YOUR GOAL:
Print the records below exactly, starting at the first line and stopping after the line that contains "import plotly.graph_objects as go". Leave out any pictures.

THE INPUT:

_ _ _

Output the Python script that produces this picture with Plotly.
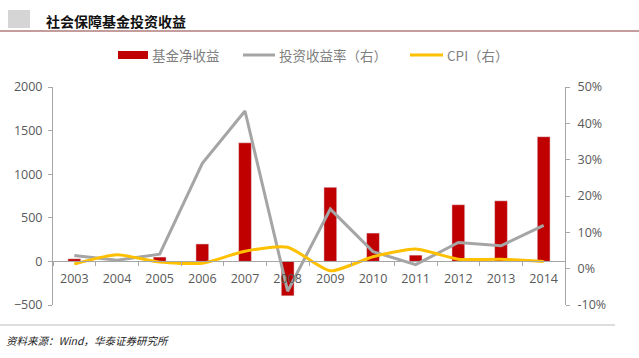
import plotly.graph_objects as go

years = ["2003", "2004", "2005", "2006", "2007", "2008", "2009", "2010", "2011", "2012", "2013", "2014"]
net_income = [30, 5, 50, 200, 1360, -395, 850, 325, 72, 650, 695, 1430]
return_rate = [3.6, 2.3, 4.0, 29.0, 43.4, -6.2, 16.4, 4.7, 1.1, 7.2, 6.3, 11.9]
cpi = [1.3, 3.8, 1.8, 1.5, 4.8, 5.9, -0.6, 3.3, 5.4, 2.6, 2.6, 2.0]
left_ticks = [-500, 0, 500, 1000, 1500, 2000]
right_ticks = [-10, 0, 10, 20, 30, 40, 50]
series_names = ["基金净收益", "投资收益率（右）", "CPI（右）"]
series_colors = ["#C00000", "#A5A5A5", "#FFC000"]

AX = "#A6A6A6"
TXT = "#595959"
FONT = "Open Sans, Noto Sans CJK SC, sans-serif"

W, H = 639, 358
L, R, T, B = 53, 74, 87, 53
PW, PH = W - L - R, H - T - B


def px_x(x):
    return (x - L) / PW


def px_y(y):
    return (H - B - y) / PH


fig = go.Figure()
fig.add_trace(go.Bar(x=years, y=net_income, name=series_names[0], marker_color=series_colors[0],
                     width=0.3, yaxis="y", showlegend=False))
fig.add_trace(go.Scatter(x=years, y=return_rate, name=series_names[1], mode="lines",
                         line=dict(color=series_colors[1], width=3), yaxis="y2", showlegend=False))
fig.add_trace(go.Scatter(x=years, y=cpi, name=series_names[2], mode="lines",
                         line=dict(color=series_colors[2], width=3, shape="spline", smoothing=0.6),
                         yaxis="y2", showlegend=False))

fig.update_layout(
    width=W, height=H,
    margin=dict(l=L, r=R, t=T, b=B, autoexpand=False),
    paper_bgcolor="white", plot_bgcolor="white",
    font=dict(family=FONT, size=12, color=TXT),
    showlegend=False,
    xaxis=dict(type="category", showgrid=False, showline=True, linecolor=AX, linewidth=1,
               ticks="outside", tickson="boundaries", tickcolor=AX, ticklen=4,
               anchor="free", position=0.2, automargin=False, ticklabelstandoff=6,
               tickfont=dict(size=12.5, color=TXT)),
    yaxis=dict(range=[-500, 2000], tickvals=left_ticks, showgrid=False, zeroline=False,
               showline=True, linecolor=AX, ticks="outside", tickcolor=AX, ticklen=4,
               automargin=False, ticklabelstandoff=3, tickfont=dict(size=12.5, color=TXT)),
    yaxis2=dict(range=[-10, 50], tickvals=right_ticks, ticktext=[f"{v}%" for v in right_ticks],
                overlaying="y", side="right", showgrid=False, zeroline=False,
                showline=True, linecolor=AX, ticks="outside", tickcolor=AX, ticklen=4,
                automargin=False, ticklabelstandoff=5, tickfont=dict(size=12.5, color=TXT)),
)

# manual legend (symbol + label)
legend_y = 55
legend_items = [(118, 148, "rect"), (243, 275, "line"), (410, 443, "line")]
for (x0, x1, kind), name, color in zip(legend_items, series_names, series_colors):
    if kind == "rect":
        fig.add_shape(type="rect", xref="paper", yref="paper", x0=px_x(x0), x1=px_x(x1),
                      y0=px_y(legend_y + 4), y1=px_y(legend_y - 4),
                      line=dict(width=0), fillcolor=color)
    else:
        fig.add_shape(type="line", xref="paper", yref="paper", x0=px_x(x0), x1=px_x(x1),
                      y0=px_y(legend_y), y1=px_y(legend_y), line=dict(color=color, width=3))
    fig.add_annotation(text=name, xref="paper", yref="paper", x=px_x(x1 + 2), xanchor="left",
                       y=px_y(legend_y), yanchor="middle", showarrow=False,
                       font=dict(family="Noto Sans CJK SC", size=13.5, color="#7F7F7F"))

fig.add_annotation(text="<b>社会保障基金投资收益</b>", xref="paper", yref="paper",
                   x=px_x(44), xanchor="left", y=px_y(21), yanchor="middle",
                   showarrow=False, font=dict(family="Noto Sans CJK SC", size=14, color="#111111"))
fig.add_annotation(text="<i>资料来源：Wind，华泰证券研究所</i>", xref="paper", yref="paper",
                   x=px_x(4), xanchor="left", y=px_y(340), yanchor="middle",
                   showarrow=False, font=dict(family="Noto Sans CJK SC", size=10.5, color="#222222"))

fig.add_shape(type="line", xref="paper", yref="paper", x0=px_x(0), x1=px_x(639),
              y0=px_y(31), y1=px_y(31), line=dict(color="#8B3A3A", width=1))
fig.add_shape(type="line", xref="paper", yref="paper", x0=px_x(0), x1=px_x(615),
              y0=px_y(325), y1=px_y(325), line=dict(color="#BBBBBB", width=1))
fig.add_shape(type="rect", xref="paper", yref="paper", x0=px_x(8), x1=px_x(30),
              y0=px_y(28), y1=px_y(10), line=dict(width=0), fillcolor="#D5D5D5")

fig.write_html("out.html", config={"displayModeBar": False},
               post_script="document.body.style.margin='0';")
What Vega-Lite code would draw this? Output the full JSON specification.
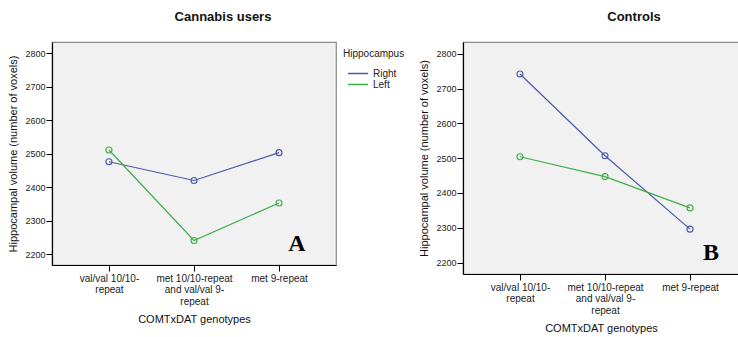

_ _ _

ANSWER IN FULL:
Output the Python script that produces this picture with Plotly.
import plotly.graph_objects as go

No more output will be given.